Port Authority seems to follow suit with its indie predecessors. The character of Wye is played by Leyna Bloom, an openly trans actress, model, and activist. The members of her ball house are also played by an entirely queer POC cast, many of whom have real life ties to New York City’s contemporary ball scene. Meanwhile many (if not all) Hollywood depictions of trans characters are given to cisgender actors, taking precious work opportunities away from trans actors and often resulting in less-than-authentic depictions of trans people. Such casting decisions have been widely rejected by trans advocates.
Port Authority also doesn’t commit the egregious error of fetishizing its trans protagonist — a common pitfall in mainstream trans representation. In their pivotal sex scene, Wye’s body is not an object of mystery being revealed to a potentially voyeuristic audience. Rather, her body, her sexuality, are shared with her partner, entrusted into his care. Importantly, if Wye is vulnerable in this moment, she is not alone, since Paul is rarely capable of physical intimacy. The two lovers recognize and hold one another through a moment that has equally high stakes for both parties. It’s a beautiful, poetic synthesis of Paul and Wye’s relationship, one defined by intimacy produced through vulnerability, and a blueprint for anyone wanting to shoot a great love scene.
Unlike Jared Leto’s depiction of Rayon is Dallas Buyers Club or Eddie Redmayne’s Lile Elbe, Leyna Bloom is not some cis guy in a wig vying for an Oscar nomination by camping for the camera. She is not pantomiming femininity, as Redmayne did in his egregious peep show scene. Nor is she creating a tragic character whose only purpose in the film is to educate, support, or blindly love the cisgender protagonist. Wye is a multidimensional character who yes, experiences discrimination, but is not solely defined by that experience. Her character faces challenges realistic to a trans millennial living in an urban center, but portraying these challenges on screen does not affect a sense that living as a trans person is ultimately impossible.

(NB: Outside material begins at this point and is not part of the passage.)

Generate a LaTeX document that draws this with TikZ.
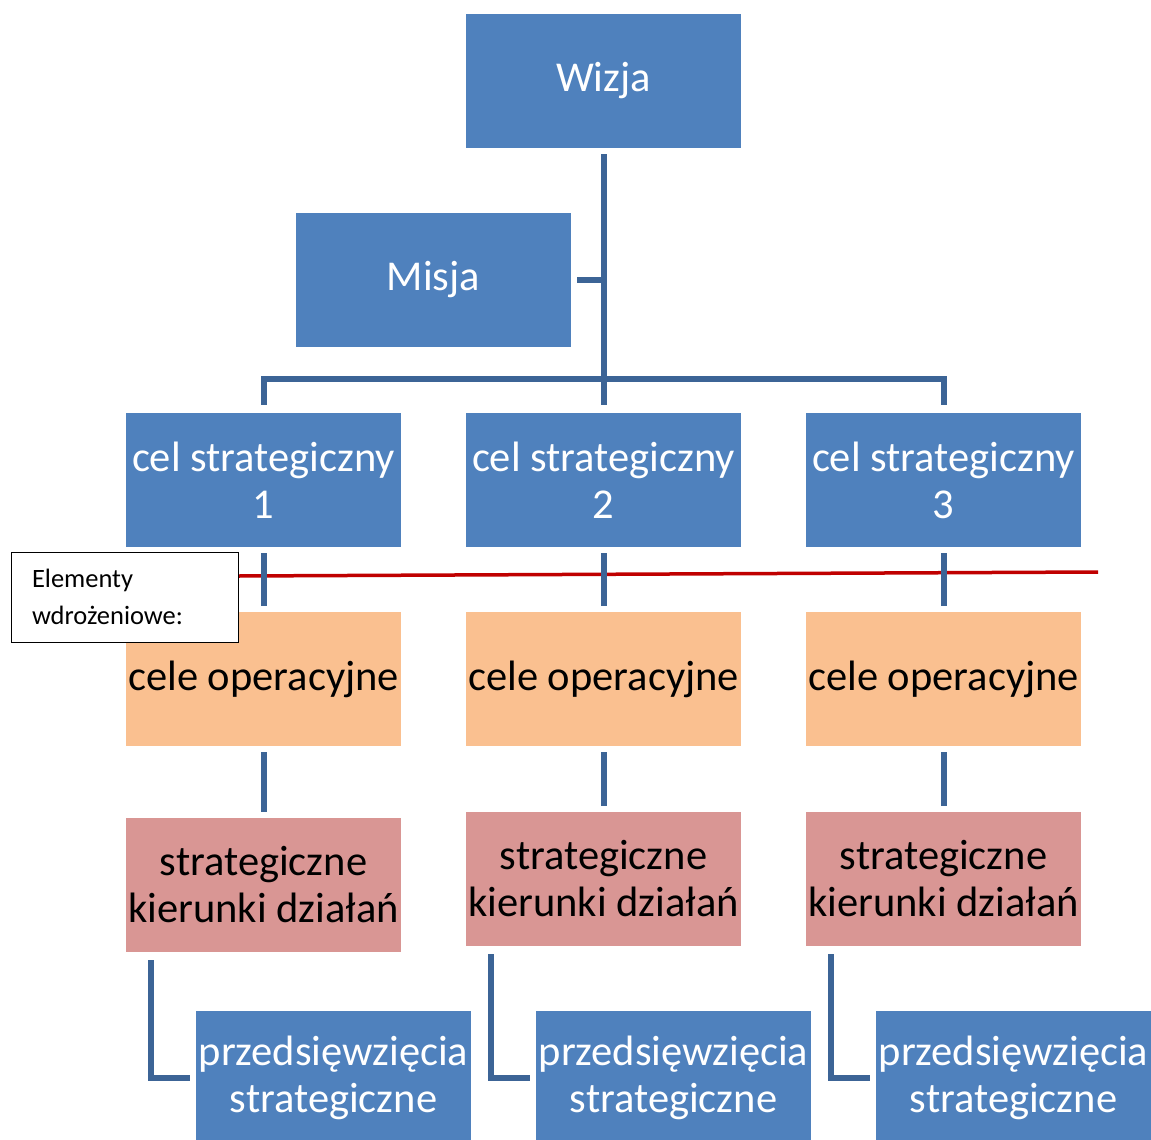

Port Authority not only gives us a full-bodied, realistic trans character, it also gives us a story of a cisgender man loving a trans woman. Paul falls, unapologetically, in love with Wye, and is heartbroken when she eventually leaves him, spending roughly the last 30 minutes of the film trying to win her back. The narrative of a cis man loving a trans girl, even feeling undeserving of her love, is rarely seen in film but found frequently in the real world, and thus one that needs to be told. One exception to this rule is the heartwarming romance that springs up between Angel and Lil Papi on season two of Pose. Lil Papi is enamored with Angel, eventually winning her esteem with his unfettered affection and support. Bustle called their relationship “one of the best representations of a romance between a trans woman and a cis male on TV”.
Hopefully, Port Authority signals a new standard for trans representation to come. As an indie film with a Hollywood leading man (Whitehead was the lead in 2017’s Dunkirk), Port Authority hopefully signifies that positive trans representation is en route to becoming mainstream. Perhaps Hollywood is not quite ready to produce a compelling trans narrative, but we can be thankful that films like Port Authority are here to bolster the status quo for trans representation in film.